While client-go provides the fundamental building blocks for interacting with the Kubernetes API and watching resources, writing a full-fledged Kubernetes operator from scratch using only client-go can be complex and verbose. This is where operator frameworks like controller-runtime and kubebuilder come into play.

These frameworks are built on top of client-go and abstract away much of the boilerplate, repetitive tasks involved in creating robust controllers. They provide:

  • Reconcilers: A structured way to implement reconciliation logic (the core of an operator), where your code is invoked whenever a watched resource or a related resource changes.
  • Controller Generation: Tools (kubebuilder) to scaffold new projects, generate CRDs, API types, and initial controller logic, significantly accelerating development.
  • Manager: A component that manages multiple controllers, informers, caches, and webhooks in a single process, simplifying resource management and shared components.
  • Logging and Metrics: Integrated logging and Prometheus metrics for better observability.
  • Leader Election: Built-in support for leader election, ensuring that only one instance of a controller is active in a high-availability setup.
  • Webhook Support: Easy integration for admission webhooks (validating and mutating webhooks) to enforce policies and modify resources before they are stored in etcd.

For example, using controller-runtime, our main function and event handling logic would be significantly simplified, focusing primarily on the Reconcile method, which receives a request for a specific resource and ensures its desired state matches the actual state.
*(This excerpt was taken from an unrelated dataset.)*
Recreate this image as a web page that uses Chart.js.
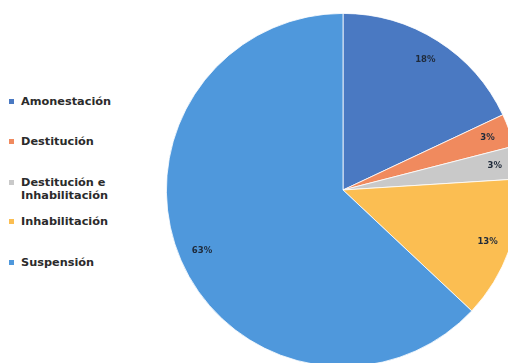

Why still learn client-go directly?

Despite the existence of these powerful frameworks, understanding client-go directly is incredibly valuable for several reasons:

  1. Deeper Understanding: Learning client-go provides a foundational understanding of how Kubernetes controllers truly interact with the API server, how informers work, and the underlying mechanics of the list-watch pattern. This knowledge is crucial for debugging, optimizing, and building advanced features not directly supported by frameworks.
  2. Custom Solutions: For highly specialized or minimalist scenarios where a full-blown operator framework might be overkill, using client-go directly offers maximum flexibility and control, resulting in a smaller, lighter-weight binary.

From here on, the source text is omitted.